Our body map

Fix my Spine with Iona Collins

Do you suffer with joint pains? Shoulder pain, for example?

If you do, you may have looked up why your shoulder may be sore and what you can do to try and help your-self. No doubt, you’re thinking about the exercises that you’ve been doing so far, which may or may not be helping your pain.

Did any of the information mention that spinal problems can often cause referred pain to another part of the body?

How can you tell whether the painful shoulder is due to the shoulder joint itself, instead of your neck causing referred pain, giving the impression that your shoulder is problematic?

If your neck is actually causing your shoulder pain, then maybe neck exercises rather than shoulder exercises will be more useful to you.

Let’s try another example.

How about tingling in your hands at night. You may have read up about carpal tunnel syndrome, a common cause of nocturnal hand tingling, since we tend to bend our wrists when we curl up and sleep, which can compress the median nerve at the wrist joint. But, many of us have more than one pillow when we sleep, which causes us to sleep with our necks bent or flexed forward. This is a poor position for the neck, which can result in a trapped nerve in the neck and…tingling in the hands at night. So, do you have carpal tunnel syndrome, or a trapped nerve in your neck, or both? How do you help yourself get better if you don’t know where the pain is coming from?

This month, we introduce you to your own body map. The map should help you to work out whether your aches and pains may be coming from the spine – you could even work out which part of the spine to focus on.

A quick overview

Our brain leaves our head at the base of the skull at the brainstem and then it becomes the spinal cord. The spinal cord gradually thins down as pairs of nerves predictably peel away from the cord at regular intervals. In the lumbar spine, the spinal cord ends at a point called the conus, beyond which, the remaining individual nerves which supply the legs, bladder and bowel are collectively called the cauda equina (horse’s tail in Latin).

C,T,L,S

The bony spinal column is divided into the Cervical spine, the Thoracic spine (the part of the spine which has ribs attached), the Lumbar spine and the Sacrum.

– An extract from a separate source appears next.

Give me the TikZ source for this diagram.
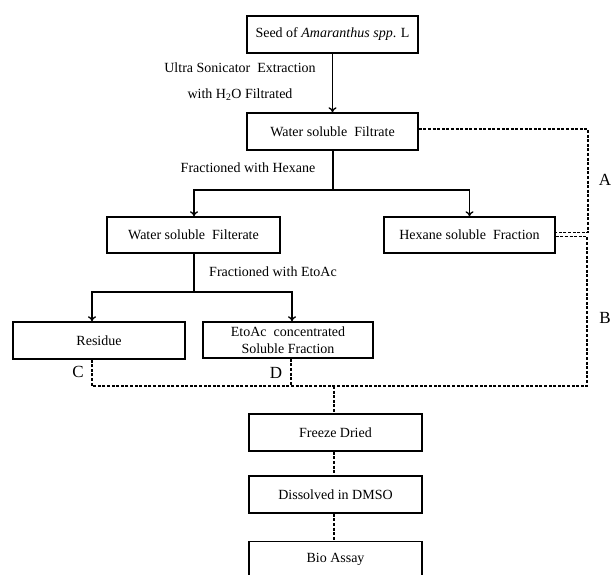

The spinal nerves which leave the spinal cord in the Cervical spine are called Cervical nerve roots. There are eight pairs of Cervical nerve roots and they are left C1, right C1, left C2, right C2, left C3…etc as far as left and right C8. The cervical nerve roots supply feeling and function to the arms and hands.

The spinal nerves which leave the spinal cord in the Thoracic spine are called Thoracic nerve roots. There are twelve pairs of Thoracic nerve roots and they are left T1, right T1, left T2, right T2, left T3…etc as far as left and right T12. The thoracic nerve roots supply feeling and function to the torso.

The spinal nerves which leave the spinal cord in the Lumbar spine are called Lumbar nerve roots. There are five pairs of Lumbar nerve roots and they are left L1, right L1, left L2, right L2, left L3…etc as far as left and right L5. The lumbar nerve roots supply feeling and function to the legs and feet.

The spinal nerves which leave the spinal cord in the Sacral spine are called Sacral nerve roots. There are five pairs of Sacral nerve roots and they are left S1, right S1, left S2, right S2, left S3…etc as far as left and right S5. The sacral nerve roots supply feeling and function to the bladder and bowel.

Dermatomes and Myotomes

A myotome and a dermatome are terms used to describe muscles and skin which particular nerve roots supply. For example, C6 nerve root supplies sensation to the thumb and the L5 nerve root supplies sensation to the great toe. Here is the body map (diagram top right) for how spinal nerves convey sensation from different parts (dermatomes).

The book “Aids to the examination of the peripheral nervous system”, along with the link www.federaljack.com/ebooks/My collection of medical books, 208 Books (part 1 of 3)/AIDS TO THE EXAMINATION OF THE PNS ED 4TH.pdf provides a guide on how individual nerves can be tested as well as describing the nerves which supply different muscles. The book explains ankle weakness, for example. Inability to lift the ankle toward you may be an issue with L4 nerve, inability to push the ankle away from you may be an issues with the S1 nerve, for example.

So, the next time you have an aching knee, instead of blaming an arthritic knee for the pain, it may be worth considering whether your back is irritating the L3 nerve root, which can also cause referred pain to the knee. If your biceps ache when you raise a shoulder outward (abduction), then the issue may be a rotator cuff problem in your shoulder, or else it could be irritation of the C5 nerve root in your neck.

I hope this article has given you some food for thought.